**What you need to do:**
Go through the data below line by line and count those containing the word "this". Reply with the count only.

**Records provided:**

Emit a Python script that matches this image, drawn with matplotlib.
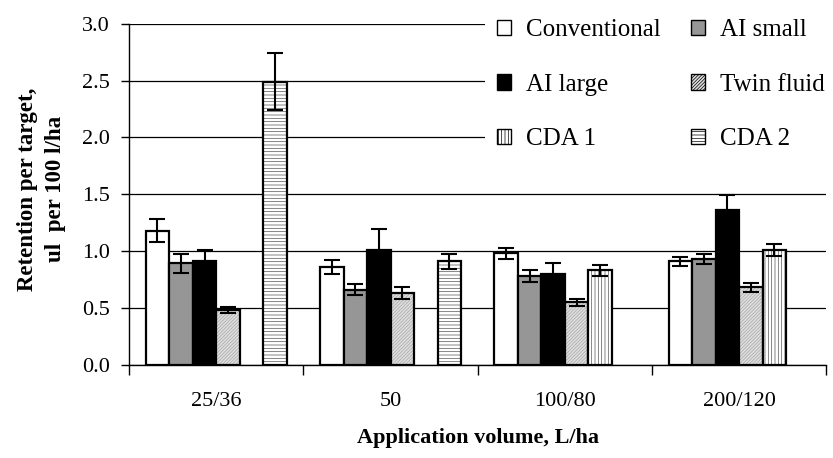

--

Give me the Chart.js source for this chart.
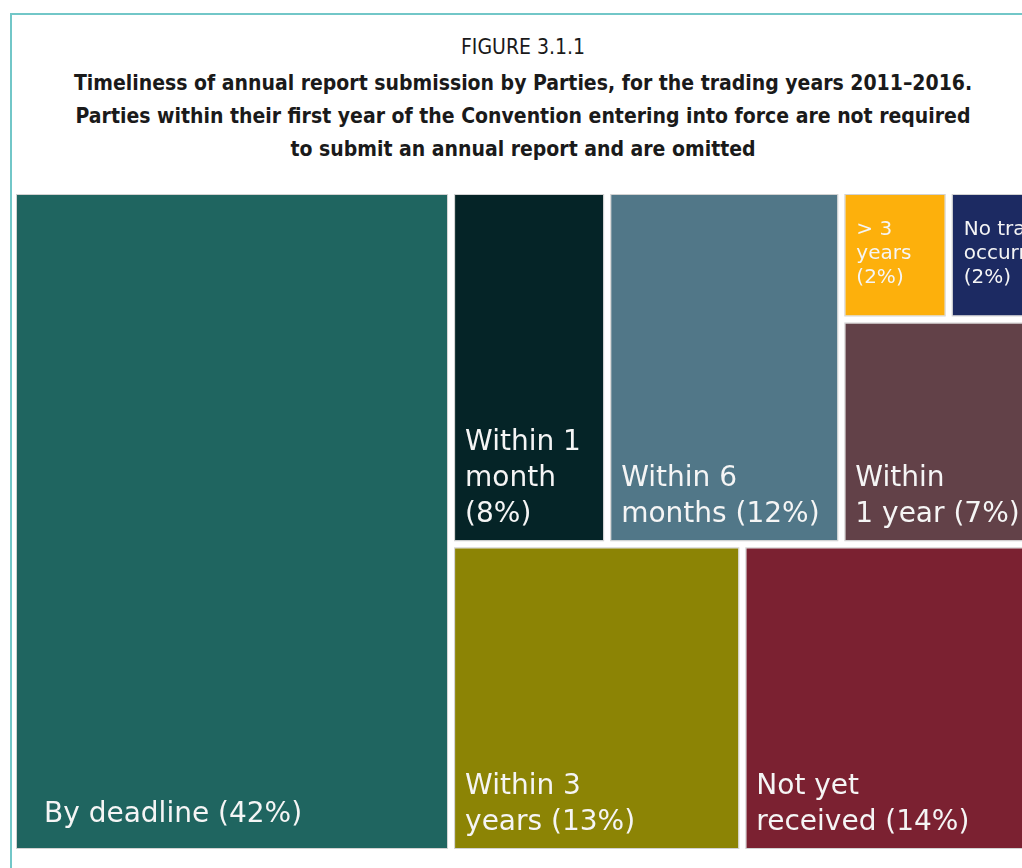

---

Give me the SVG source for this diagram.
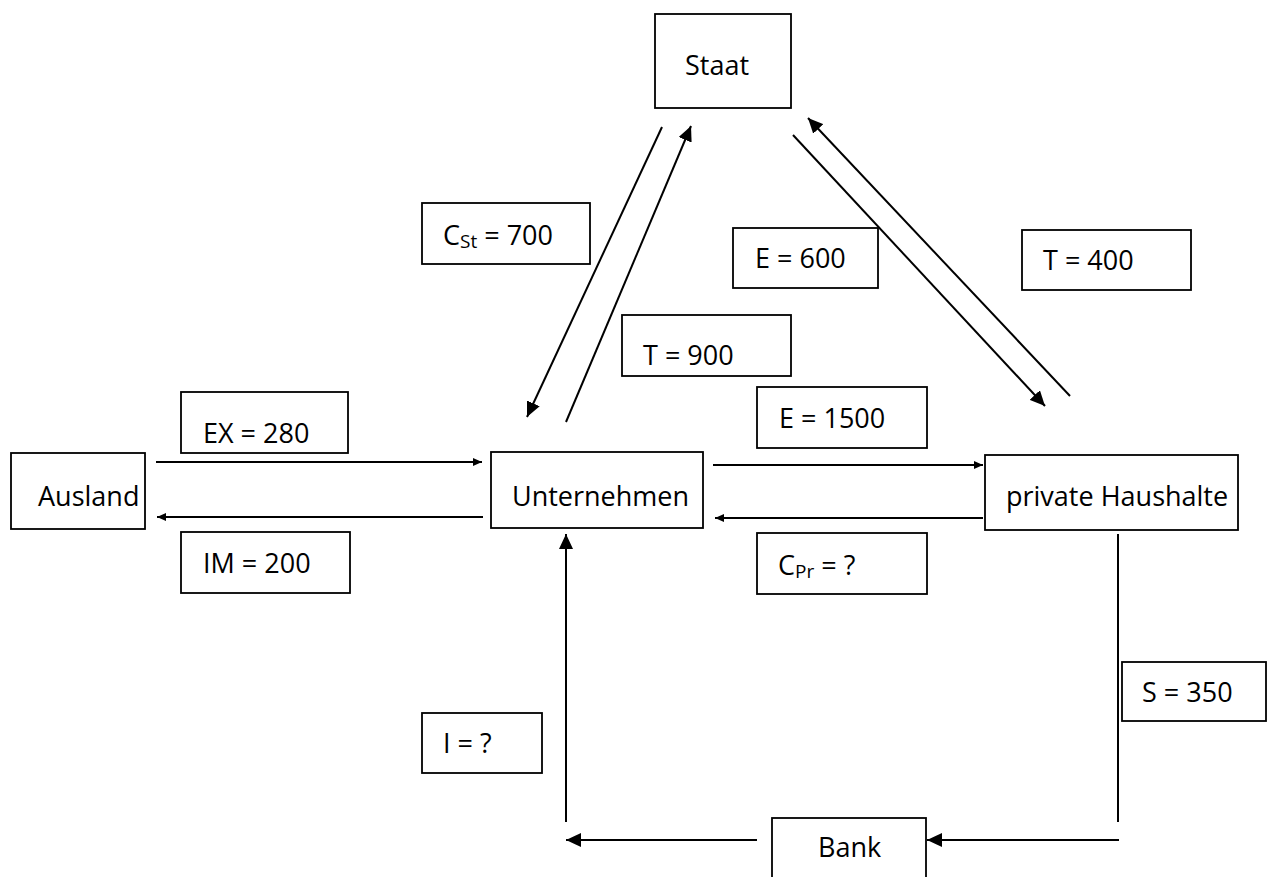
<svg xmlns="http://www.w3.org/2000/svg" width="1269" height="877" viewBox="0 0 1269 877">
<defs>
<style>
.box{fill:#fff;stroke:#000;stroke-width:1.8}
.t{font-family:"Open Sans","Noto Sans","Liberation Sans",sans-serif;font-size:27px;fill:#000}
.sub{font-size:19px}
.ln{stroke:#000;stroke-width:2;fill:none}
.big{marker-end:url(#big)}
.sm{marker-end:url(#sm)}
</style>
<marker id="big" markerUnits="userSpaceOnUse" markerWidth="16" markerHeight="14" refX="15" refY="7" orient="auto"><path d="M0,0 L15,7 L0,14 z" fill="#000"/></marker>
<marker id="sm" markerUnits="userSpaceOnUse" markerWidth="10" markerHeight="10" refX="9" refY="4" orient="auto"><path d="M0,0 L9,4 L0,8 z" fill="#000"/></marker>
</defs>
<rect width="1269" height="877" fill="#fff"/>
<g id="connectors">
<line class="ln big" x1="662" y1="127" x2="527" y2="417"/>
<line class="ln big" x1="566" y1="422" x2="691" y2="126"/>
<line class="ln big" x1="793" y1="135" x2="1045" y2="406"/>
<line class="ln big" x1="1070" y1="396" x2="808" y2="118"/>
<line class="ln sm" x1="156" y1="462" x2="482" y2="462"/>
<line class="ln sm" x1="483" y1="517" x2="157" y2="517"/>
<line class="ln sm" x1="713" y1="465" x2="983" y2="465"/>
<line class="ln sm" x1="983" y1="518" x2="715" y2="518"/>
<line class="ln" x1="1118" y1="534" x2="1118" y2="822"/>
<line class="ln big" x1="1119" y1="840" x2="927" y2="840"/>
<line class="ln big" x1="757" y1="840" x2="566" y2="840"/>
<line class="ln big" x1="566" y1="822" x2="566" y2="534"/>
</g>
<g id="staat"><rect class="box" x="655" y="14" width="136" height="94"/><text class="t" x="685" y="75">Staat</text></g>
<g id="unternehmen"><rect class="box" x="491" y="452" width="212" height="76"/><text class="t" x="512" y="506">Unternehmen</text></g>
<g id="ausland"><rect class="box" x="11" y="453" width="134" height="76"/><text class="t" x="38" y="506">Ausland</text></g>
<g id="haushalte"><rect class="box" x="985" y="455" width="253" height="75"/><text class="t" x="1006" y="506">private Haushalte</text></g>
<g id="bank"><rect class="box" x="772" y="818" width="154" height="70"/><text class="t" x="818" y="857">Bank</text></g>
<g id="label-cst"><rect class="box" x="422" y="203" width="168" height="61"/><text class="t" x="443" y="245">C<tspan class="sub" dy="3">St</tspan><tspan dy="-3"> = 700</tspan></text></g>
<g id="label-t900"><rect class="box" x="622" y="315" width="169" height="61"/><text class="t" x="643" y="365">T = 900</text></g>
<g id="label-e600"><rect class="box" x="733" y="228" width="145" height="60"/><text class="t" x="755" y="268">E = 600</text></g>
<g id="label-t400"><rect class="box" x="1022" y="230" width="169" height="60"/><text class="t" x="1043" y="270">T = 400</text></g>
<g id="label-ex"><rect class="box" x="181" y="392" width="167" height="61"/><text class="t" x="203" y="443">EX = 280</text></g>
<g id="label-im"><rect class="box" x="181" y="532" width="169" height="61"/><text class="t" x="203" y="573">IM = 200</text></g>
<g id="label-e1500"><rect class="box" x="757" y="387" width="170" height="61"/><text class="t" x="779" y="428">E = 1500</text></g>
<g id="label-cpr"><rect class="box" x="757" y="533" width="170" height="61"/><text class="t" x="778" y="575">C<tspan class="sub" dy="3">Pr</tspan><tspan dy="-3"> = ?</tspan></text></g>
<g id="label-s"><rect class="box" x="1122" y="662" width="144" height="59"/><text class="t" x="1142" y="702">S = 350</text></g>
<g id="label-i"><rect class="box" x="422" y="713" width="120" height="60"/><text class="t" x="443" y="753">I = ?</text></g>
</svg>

**Full solution:**
3